Last week I found something highly significant - a report of a previously undiscovered Bill Richmond fight.
That's big news!
Imagine if you had spent the best part of 15 years of your life researching the life and times of John L. Sullivan, Jack Johnson or Muhammad Ali and came across a competitive contest they engaged in that everyone had forgotten about and didn't appear in any history books.
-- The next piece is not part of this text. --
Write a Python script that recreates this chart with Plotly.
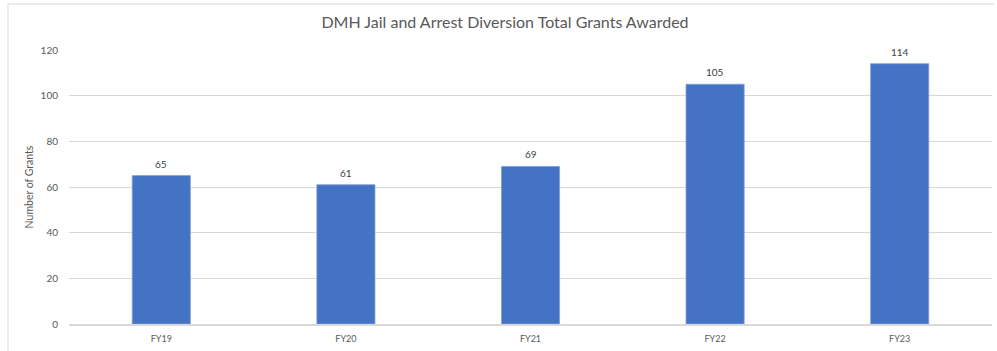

You'd be pretty excited, right?
So to the fight...
Page 3 of The London Star newspaper of Saturday 20 June 1807 reveals several details of this contest, which took place on Thursday 18 June:
BULL BAITING, &c.—The Amateurs of the Fine Arts were most amply gratified on Thursday, on a Common near Hendon, by baiting of a game bull. Nearly fifty dogs were let loose. The bull, however, beat them all as quietly as if he had been only singly combated. The dogs were of the best and highest blood, neither were they very poorly seconded, for Lord DURSLEY and the Hon. BERKELEY CRAVEN each run their dogs themselves at the bull. Lord YARMOUTH, Sir H. PEYTON, Hon. MASSEY DAWSON, General GRAHAM, 808 ALLEN, and a numerous list of the Young Bloods of the Day, graced this festival, so much the pride of the lower class.
The Heroes of the Fist, both Jews and Gentiles, were in great plenty ; and having been indulged at the conclusion of the last public fight with a bull bait, they now scorned to be "outdone in courtesy," and soon knocked up a fight between two Heroes; one known as an old one, the other as Jack a dandy ; in which, as there was no science, there was little pleasure to the Amateurs.
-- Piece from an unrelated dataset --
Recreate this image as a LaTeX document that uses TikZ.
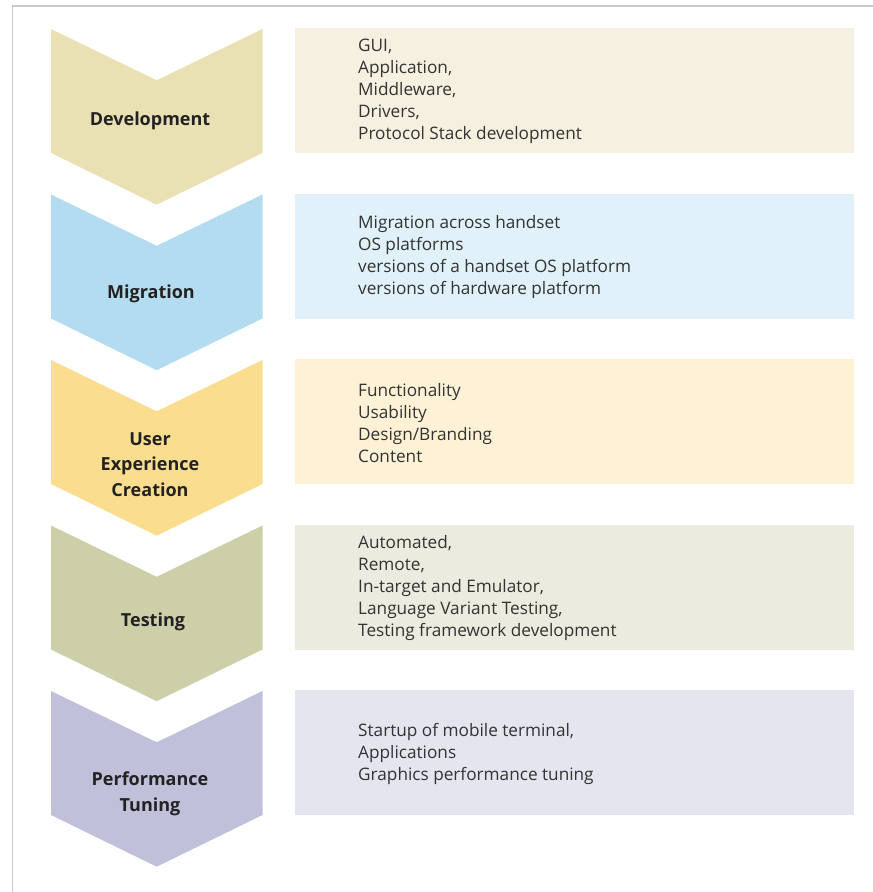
\documentclass[tikz,border=0pt]{standalone}
\usepackage{fontspec}
\setmainfont{Open Sans}
\definecolor{devC}{HTML}{E9E0B4}
\definecolor{devB}{HTML}{F5F0DF}
\definecolor{migC}{HTML}{B3DCF0}
\definecolor{migB}{HTML}{E0F1F9}
\definecolor{uxC}{HTML}{FADD8E}
\definecolor{uxB}{HTML}{FEF1D6}
\definecolor{tstC}{HTML}{CDCFA9}
\definecolor{tstB}{HTML}{ECEBDF}
\definecolor{perC}{HTML}{C0C0DA}
\definecolor{perB}{HTML}{E5E5F0}
\definecolor{txt}{HTML}{333333}
\definecolor{lbl}{HTML}{222222}
\definecolor{frameC}{HTML}{C8C8C8}
\tikzset{
  chev/.pic={\path[pic actions] (0,0) -- (105.7,51.3) -- (211.5,0) -- (211.5,124) -- (105.7,175.7) -- (0,124) -- cycle;},
  itembox/.style={minimum width=559pt, minimum height=125pt, anchor=north west, inner sep=0pt, draw=none},
  items/.style={anchor=west, align=left, inner sep=0pt, text=txt, font=\fontsize{17.2}{22}\selectfont},
  label/.style={align=center, inner sep=0pt, text=lbl, font=\fontsize{18}{25.5}\selectfont\bfseries}
}
\begin{document}
\begin{tikzpicture}[x=1pt,y=-1pt]
\useasboundingbox (0,0) rectangle (873,892);
\draw[frameC, line width=1.8pt] (12,6) -- (873,6);
\draw[frameC, line width=1pt] (12.5,6) -- (12.5,892);
% row 1
\pic[fill=devC] at (51,29) {chev};
\node[itembox, fill=devB] (b1) at (295,28) {};
\node[label] (l1) at (150,120.5) {Development};
\node[items] (t1) at (358,91.5) {GUI,\\Application,\\Middleware,\\Drivers,\\Protocol Stack development};
% row 2
\pic[fill=migC] at (51,194.5) {chev};
\node[itembox, fill=migB] (b2) at (295,193.5) {};
\node[label] (l2) at (151,293.5) {Migration};
\node[items] (t2) at (358,257) {Migration across handset\\OS platforms\\versions of a handset OS platform\\versions of hardware platform};
% row 3
\pic[fill=uxC] at (51,360) {chev};
\node[itembox, fill=uxB] (b3) at (295,359) {};
\node[label] (l3) at (150,464.5) {User\\Experience\\Creation};
\node[items] (t3) at (358,423) {Functionality\\Usability\\Design/Branding\\Content};
% row 4
\pic[fill=tstC] at (51,525.5) {chev};
\node[itembox, fill=tstB] (b4) at (295,524.5) {};
\node[label] (l4) at (153,621.5) {Testing};
\node[items] (t4) at (358,588.5) {Automated,\\Remote,\\In-target and Emulator,\\Language Variant Testing,\\Testing framework development};
% row 5
\pic[fill=perC] at (51,691) {chev};
\node[itembox, fill=perB] (b5) at (295,690) {};
\node[label] (l5) at (150,794) {Performance\\Tuning};
\node[items] (t5) at (358,754) {Startup of mobile terminal,\\Applications\\Graphics performance tuning};
\end{tikzpicture}
\end{document}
A very fair made athletic Bargeman happening to say in the hearing of Jackson, that he could beat any man on the ground, was very drily interrogated whether he would fight any man? and having replied in the affirmative, Richmond, the black, set to with him for a purse of ten Guineas, collated from the Gentlemen present ; and nearly beat the Bargeman to death in about half an hour, leaving him as an example and proof, that skill will beat strength or size ; or, in other words, that the science of pugilism is proof against the attacks of every ruffian pretender.
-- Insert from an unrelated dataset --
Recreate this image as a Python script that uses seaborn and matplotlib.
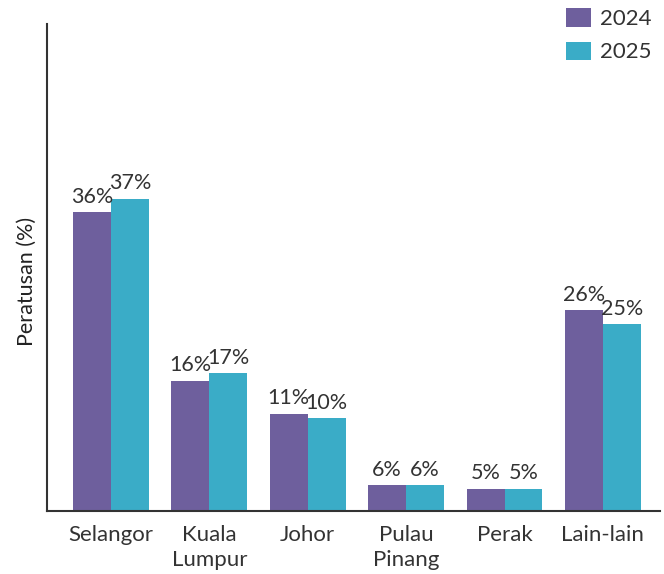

The day's sport concluded by a match being made between Dutch Sam and Tom Belcher, for a Hundred Guineas, to be fought in five weeks; which, for skill and bottom, will not be inferior to any in the annals of pugilism.
Previously it was thought that Richmond was absent from the ring from his defeat against Tom Cribb on 8 October 1805 until his contest with the 'Westcountryman' on 14 April 1808. This report shows that he was not missing from competitive pugilism for quite as long as we thought.
It also means that we need to revise Bill Richmond's total fight record - previously this stood at 19 fights, 17 wins. The discovery of this fight means that - based on the fights we have documentation for - his record should be amended to 20 fights, 18 wins, 2 losses. A pretty extraordinary record by any standard - particularly considering that most of these fights took place past his 40th birthday!